Problem statement: Of the lines listed below, return exactly those that run from the line containing "What seaborn and" through the line containing "700, 800, 900]", both included.
::: Source records
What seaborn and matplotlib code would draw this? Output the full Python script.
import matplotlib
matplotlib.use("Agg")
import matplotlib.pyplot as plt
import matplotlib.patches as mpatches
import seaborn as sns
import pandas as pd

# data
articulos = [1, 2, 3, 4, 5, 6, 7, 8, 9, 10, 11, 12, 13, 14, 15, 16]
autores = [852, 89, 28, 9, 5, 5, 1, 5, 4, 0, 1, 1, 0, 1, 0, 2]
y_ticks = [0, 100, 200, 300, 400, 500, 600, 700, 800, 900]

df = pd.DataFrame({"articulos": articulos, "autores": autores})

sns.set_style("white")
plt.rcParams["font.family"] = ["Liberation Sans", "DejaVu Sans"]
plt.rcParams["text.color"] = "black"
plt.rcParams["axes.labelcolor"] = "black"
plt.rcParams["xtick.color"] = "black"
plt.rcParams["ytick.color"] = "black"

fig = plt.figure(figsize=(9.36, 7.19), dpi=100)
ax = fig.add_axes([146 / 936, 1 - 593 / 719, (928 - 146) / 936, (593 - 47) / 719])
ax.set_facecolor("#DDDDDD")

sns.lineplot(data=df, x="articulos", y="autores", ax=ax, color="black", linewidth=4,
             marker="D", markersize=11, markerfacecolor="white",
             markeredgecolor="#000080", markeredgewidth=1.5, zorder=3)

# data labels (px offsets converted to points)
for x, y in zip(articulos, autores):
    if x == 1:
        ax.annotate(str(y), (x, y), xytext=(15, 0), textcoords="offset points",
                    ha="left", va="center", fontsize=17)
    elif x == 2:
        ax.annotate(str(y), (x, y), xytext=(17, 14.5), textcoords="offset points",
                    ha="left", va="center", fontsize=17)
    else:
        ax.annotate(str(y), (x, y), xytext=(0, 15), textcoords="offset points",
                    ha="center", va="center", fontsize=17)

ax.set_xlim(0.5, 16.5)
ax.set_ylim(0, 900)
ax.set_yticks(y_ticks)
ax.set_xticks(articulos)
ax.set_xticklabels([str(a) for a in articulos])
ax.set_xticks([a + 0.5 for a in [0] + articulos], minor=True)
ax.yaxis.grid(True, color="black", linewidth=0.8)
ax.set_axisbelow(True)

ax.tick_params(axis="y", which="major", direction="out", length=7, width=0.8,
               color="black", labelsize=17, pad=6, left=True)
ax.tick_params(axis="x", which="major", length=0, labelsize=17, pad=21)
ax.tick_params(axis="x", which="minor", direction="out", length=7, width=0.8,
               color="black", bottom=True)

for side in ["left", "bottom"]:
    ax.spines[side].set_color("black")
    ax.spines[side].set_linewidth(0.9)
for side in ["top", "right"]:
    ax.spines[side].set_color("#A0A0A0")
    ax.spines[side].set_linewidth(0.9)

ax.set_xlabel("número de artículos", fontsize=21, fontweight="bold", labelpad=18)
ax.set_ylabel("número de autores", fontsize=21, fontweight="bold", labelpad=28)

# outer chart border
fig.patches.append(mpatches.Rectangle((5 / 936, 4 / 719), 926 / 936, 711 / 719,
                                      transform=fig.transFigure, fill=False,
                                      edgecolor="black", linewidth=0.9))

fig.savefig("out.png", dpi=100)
::::::
::: Source records
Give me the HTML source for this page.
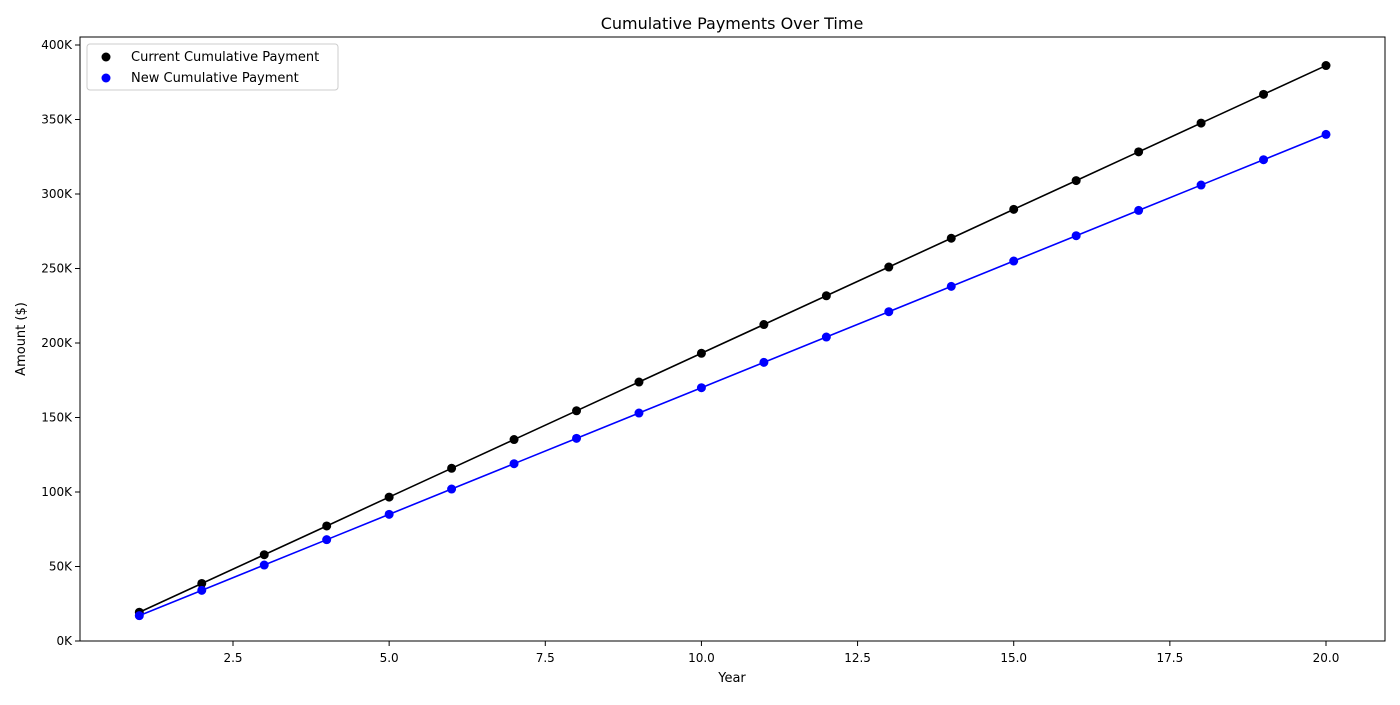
::::::
Result of the exercise:
What seaborn and matplotlib code would draw this? Output the full Python script.
import matplotlib
matplotlib.use("Agg")
import matplotlib.pyplot as plt
import matplotlib.patches as mpatches
import seaborn as sns
import pandas as pd

# data
articulos = [1, 2, 3, 4, 5, 6, 7, 8, 9, 10, 11, 12, 13, 14, 15, 16]
autores = [852, 89, 28, 9, 5, 5, 1, 5, 4, 0, 1, 1, 0, 1, 0, 2]
y_ticks = [0, 100, 200, 300, 400, 500, 600, 700, 800, 900]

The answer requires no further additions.